··· DATA SUPPLIED ···

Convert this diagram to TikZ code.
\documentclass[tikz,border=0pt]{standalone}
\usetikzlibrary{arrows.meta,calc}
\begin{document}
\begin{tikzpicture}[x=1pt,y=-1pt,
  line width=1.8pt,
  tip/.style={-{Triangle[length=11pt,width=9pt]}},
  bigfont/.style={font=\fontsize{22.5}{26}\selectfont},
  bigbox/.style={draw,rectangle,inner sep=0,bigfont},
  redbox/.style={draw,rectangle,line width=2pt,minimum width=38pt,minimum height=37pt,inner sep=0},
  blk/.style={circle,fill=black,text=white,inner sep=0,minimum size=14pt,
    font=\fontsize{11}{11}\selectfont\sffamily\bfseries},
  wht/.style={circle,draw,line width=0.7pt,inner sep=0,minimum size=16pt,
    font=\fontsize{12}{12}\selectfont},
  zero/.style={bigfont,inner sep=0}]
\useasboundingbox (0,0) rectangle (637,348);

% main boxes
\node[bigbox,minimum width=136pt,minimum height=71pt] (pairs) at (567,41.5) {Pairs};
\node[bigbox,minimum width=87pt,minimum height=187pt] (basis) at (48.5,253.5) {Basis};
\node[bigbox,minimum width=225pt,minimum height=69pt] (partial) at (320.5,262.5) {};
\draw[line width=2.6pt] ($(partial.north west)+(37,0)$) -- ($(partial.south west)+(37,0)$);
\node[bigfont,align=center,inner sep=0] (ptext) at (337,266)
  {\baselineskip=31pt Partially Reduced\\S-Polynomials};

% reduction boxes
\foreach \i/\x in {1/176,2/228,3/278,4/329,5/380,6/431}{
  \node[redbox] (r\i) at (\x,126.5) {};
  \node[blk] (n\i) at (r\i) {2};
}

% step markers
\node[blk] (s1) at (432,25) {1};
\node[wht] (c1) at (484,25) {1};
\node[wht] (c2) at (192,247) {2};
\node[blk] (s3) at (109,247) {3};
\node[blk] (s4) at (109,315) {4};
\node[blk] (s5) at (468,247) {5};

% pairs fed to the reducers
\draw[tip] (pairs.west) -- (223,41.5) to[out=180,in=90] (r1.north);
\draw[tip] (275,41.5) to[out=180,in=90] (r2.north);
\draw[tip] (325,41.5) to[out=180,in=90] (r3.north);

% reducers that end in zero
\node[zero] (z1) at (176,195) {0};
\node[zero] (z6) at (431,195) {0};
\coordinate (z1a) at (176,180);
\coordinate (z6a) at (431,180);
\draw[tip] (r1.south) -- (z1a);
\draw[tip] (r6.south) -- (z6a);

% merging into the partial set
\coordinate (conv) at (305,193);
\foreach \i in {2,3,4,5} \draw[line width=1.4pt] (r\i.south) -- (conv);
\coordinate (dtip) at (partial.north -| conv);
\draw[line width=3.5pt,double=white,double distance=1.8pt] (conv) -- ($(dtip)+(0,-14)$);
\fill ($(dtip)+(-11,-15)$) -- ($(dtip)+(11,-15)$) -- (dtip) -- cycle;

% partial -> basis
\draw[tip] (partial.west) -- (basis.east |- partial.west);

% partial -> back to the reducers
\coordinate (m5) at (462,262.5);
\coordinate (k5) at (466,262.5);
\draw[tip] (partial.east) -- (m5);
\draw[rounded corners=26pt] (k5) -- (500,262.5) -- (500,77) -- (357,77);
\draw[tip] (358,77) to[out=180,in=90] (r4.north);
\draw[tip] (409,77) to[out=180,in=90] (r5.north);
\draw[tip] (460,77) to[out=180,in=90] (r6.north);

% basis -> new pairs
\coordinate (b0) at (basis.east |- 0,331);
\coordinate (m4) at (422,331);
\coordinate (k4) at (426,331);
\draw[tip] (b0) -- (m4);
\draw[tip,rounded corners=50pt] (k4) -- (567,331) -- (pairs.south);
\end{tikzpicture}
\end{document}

···
··· DATA SUPPLIED ···

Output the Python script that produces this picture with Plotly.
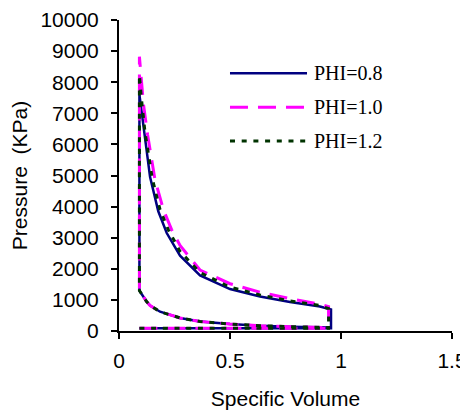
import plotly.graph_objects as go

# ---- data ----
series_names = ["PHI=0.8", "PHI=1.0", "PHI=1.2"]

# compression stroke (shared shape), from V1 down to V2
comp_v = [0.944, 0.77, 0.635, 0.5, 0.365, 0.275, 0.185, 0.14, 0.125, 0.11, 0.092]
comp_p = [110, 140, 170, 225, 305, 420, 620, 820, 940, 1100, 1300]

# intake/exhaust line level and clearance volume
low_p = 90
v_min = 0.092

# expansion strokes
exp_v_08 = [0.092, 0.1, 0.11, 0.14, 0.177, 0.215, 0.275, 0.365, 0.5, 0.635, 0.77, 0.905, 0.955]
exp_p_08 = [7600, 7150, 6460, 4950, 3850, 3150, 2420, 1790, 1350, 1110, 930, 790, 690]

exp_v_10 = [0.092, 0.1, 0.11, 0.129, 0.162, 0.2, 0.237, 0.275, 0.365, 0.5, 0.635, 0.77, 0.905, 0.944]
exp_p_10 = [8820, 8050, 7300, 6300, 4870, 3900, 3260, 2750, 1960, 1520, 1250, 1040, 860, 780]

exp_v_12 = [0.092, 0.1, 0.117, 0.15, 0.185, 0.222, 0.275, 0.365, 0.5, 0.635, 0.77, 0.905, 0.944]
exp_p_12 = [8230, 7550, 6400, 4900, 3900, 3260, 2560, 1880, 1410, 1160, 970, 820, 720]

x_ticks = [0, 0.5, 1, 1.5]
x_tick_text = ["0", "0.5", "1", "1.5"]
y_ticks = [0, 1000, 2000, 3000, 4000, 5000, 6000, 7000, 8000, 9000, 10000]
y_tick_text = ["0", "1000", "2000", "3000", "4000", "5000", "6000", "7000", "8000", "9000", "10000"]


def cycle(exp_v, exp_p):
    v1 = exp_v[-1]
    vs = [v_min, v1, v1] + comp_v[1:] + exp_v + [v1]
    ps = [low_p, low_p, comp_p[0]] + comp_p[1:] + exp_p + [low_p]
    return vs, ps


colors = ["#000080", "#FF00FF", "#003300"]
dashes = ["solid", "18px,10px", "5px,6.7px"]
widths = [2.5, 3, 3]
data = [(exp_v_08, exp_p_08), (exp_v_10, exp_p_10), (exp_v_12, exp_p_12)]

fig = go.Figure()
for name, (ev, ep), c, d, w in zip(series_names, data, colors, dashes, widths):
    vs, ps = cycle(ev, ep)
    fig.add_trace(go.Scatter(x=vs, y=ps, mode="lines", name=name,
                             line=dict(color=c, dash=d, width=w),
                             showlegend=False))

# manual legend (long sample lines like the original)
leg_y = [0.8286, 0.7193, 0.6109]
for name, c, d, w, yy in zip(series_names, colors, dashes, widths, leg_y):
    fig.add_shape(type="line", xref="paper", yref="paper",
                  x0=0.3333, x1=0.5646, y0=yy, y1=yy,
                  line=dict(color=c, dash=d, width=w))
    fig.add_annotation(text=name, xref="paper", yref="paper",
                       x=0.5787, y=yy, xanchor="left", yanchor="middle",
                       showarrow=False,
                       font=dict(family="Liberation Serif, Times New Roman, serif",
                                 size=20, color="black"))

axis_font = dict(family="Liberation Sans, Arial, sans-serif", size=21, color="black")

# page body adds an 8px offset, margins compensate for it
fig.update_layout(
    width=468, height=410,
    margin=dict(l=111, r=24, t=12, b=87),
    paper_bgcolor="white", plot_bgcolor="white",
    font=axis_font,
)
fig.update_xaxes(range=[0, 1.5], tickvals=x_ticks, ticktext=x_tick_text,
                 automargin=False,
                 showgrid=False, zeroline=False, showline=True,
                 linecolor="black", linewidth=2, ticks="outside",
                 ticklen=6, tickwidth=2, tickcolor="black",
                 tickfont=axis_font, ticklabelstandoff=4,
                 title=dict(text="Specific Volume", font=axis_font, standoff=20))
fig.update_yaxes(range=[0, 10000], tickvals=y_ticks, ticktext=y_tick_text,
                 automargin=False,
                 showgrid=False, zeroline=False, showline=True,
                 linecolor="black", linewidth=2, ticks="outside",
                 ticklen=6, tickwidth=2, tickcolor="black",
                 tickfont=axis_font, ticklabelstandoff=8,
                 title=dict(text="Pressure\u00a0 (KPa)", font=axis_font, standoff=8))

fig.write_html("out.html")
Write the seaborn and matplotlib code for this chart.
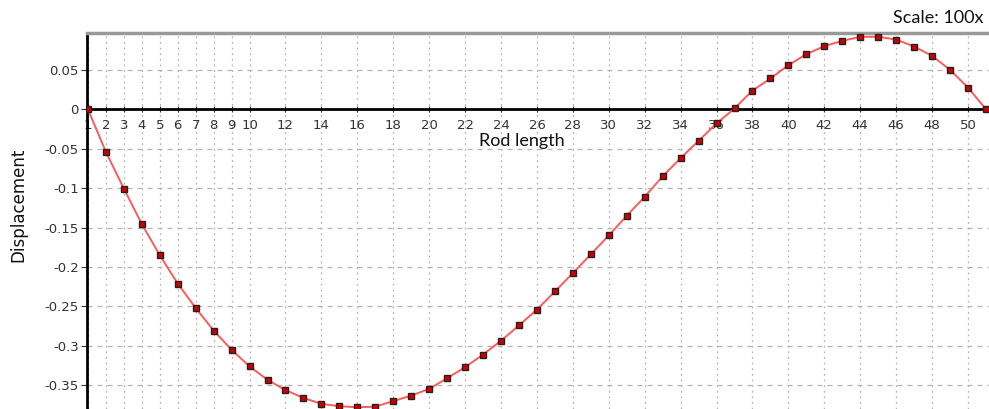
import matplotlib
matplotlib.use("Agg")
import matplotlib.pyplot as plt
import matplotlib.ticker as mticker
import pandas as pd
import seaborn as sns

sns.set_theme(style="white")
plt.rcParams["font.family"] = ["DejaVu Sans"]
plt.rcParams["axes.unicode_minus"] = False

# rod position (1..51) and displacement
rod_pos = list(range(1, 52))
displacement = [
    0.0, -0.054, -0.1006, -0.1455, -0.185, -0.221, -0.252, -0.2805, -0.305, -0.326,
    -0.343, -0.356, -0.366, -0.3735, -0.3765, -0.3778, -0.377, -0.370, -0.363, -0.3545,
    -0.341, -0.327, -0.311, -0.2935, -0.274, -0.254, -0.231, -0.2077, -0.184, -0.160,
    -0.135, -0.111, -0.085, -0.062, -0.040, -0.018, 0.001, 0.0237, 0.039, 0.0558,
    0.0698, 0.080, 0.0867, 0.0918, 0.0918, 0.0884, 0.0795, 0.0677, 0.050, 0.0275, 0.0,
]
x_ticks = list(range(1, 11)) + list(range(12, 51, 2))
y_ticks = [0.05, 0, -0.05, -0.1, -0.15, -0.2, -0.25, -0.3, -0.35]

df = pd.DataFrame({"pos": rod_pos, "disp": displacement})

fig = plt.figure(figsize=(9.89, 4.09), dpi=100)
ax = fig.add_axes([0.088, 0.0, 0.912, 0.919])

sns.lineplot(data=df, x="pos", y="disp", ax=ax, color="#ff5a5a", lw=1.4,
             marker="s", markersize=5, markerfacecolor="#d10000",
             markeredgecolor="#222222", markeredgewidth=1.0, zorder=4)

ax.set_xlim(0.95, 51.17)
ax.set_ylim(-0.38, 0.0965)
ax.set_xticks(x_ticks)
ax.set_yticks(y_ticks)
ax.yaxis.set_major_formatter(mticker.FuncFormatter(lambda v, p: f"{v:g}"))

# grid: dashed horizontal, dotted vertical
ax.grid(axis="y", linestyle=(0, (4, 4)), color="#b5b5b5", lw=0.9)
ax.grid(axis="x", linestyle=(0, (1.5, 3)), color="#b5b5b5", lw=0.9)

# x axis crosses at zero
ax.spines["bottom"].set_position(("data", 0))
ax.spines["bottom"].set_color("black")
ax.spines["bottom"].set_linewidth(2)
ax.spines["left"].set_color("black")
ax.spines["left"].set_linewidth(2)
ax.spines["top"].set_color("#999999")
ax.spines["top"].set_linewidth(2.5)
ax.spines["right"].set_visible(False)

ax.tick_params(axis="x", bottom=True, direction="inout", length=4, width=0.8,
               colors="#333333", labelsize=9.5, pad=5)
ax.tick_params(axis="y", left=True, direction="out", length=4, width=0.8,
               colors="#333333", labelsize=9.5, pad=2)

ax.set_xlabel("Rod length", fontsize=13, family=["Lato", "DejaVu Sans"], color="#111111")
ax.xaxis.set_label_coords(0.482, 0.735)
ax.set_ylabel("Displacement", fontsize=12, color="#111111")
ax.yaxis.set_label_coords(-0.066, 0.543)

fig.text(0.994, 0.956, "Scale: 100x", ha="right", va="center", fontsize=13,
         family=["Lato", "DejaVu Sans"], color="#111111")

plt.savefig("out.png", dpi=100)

···

_GIVEN TASK:_
Print everything from the line with "Output the Python" down to the line with "exp_p_10), (exp_v_12, exp_p_12)]", both included, exactly as written and without the pictures.

_WRITTEN ANSWER:_
Output the Python script that produces this picture with Plotly.
import plotly.graph_objects as go

# ---- data ----
series_names = ["PHI=0.8", "PHI=1.0", "PHI=1.2"]

# compression stroke (shared shape), from V1 down to V2
comp_v = [0.944, 0.77, 0.635, 0.5, 0.365, 0.275, 0.185, 0.14, 0.125, 0.11, 0.092]
comp_p = [110, 140, 170, 225, 305, 420, 620, 820, 940, 1100, 1300]

# intake/exhaust line level and clearance volume
low_p = 90
v_min = 0.092

# expansion strokes
exp_v_08 = [0.092, 0.1, 0.11, 0.14, 0.177, 0.215, 0.275, 0.365, 0.5, 0.635, 0.77, 0.905, 0.955]
exp_p_08 = [7600, 7150, 6460, 4950, 3850, 3150, 2420, 1790, 1350, 1110, 930, 790, 690]

exp_v_10 = [0.092, 0.1, 0.11, 0.129, 0.162, 0.2, 0.237, 0.275, 0.365, 0.5, 0.635, 0.77, 0.905, 0.944]
exp_p_10 = [8820, 8050, 7300, 6300, 4870, 3900, 3260, 2750, 1960, 1520, 1250, 1040, 860, 780]

exp_v_12 = [0.092, 0.1, 0.117, 0.15, 0.185, 0.222, 0.275, 0.365, 0.5, 0.635, 0.77, 0.905, 0.944]
exp_p_12 = [8230, 7550, 6400, 4900, 3900, 3260, 2560, 1880, 1410, 1160, 970, 820, 720]

x_ticks = [0, 0.5, 1, 1.5]
x_tick_text = ["0", "0.5", "1", "1.5"]
y_ticks = [0, 1000, 2000, 3000, 4000, 5000, 6000, 7000, 8000, 9000, 10000]
y_tick_text = ["0", "1000", "2000", "3000", "4000", "5000", "6000", "7000", "8000", "9000", "10000"]


def cycle(exp_v, exp_p):
    v1 = exp_v[-1]
    vs = [v_min, v1, v1] + comp_v[1:] + exp_v + [v1]
    ps = [low_p, low_p, comp_p[0]] + comp_p[1:] + exp_p + [low_p]
    return vs, ps


colors = ["#000080", "#FF00FF", "#003300"]
dashes = ["solid", "18px,10px", "5px,6.7px"]
widths = [2.5, 3, 3]
data = [(exp_v_08, exp_p_08), (exp_v_10, exp_p_10), (exp_v_12, exp_p_12)]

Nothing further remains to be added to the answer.